Russian officials have described these concerns as far-fetched and politically motivated by opponents of the project. They argue that during the construction the seabed will be cleaned, rather than endangered. Russian Foreign Minister Sergey Lavrov has claimed that Russia fully respects the desire to provide for the 100% environmental sustainability of the project and that Russia is fully supportive of such an approach, and that all environmental concerns would be addressed in the process of environmental impact assessment. Also, Nord Stream has stated that there is no legal basis for an independent report on the impact on the environment, as demanded by several non-governmental organizations.
Concerns have raised, that Nord Stream AG was planning on rinsing out the pipeline with 2.3 billion liters of a solution containing glutaraldehyde, pumped directly into the Baltic Sea when the procedure was finished. Nord Stream AG responded that while it had indeed considered using glutaraldehyde, further study has shown that it would not have to be employed, and even had the chemical been used, the effects would have been brief and localized due to the speed with which the chemical breaks down once it comes in contact with water.
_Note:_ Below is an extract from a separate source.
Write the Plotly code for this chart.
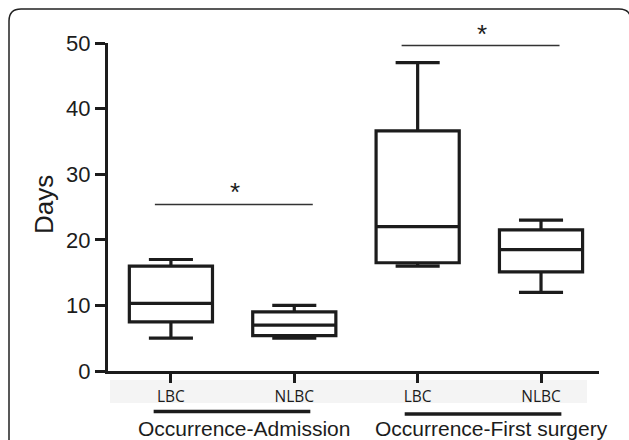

One of the raised problems is that the Gulf of Finland was mined during the World War II, with many mines still on the sea. Critics of the pipeline have voiced fears that the pipeline would disturb ammunition dumps. On 29 February 2008, Nord Stream AG reported that they had detected about ten mines in the Exclusive Economic Zone of Finland. The Finnish navy has confirmed they lack resources to sweep the mines, but would offer to help identify them.